Toutes ces décisions risquent de rendre les Canadiennes et Canadiens moins aptes à combattre la guerre cognitive, car il n’y aura plus suffisamment de faits vérifiés ni de reportages dignes de foi. Les agents de désinformation et de manipulation rencontrent moins de résistance, ce qui réduit la résilience de notre pays à cette nouvelle forme de guerre hybride.
Je suis d’avis que le conseil d’administration et la haute direction de cette société extrêmement lucrative, qui s’était vu confier, en 2011, par les organismes de réglementation fédéraux, la gestion de la première source d’information du Canada, devraient reconnaître la menace actuelle de la guerre psychologique de l’information et inverser le cours des choses. Bell devrait investir dans ses salles de nouvelles, continuer de produire W5 et essayer de nouvelles idées audacieuses pour financer le vrai journalisme au lieu de compter uniquement sur des réductions successives de ses dépenses pour récompenser ses actionnaires.
C’est le moment de fortifier nos remparts pour protéger l’information, pas de les laisser s’effriter.
Bell a pourtant l’air de le savoir, puisqu’elle se présente aujourd’hui aux entreprises comme un chef de file en matière de cybersécurité : « Les menaces à la sécurité sont en pleine évolution. Comptez sur Bell pour vous en protéger. »
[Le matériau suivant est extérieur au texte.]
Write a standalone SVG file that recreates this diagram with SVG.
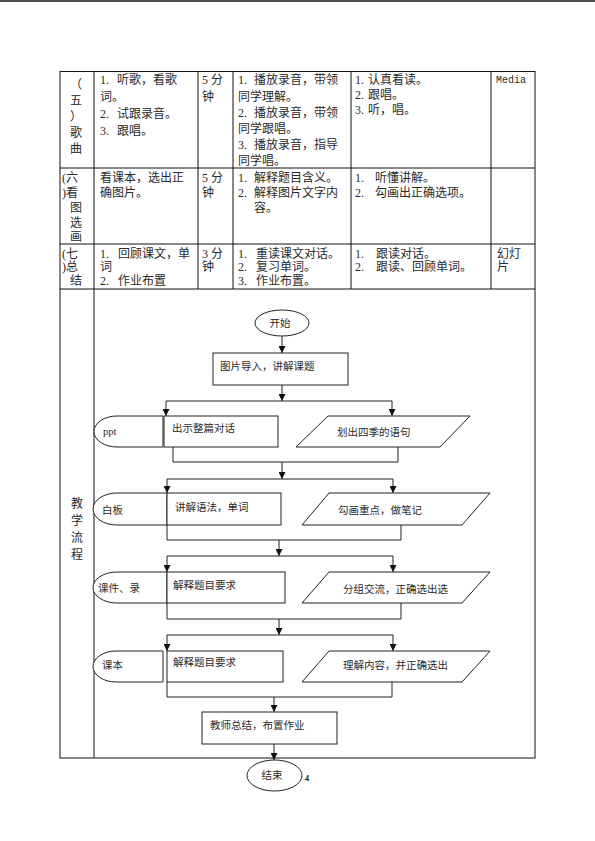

Mais lorsqu’il s’agit d’assurer la sécurité relative à notre façon de penser, Bell capitule constamment. En éliminant le journalisme d’enquête, c’est-à-dire la production de reportages approfondis, en supprimant les postes de journalistes à l’étranger et en réduisant à leur plus simple expression les nouvelles locales et les stations locales de radio, Bell risque involontairement d’aider nos adversaires, car tout cela fragilise notre confiance dans la vérité et notre confiance dans les autres, et rend notre société pacifique plus vulnérable.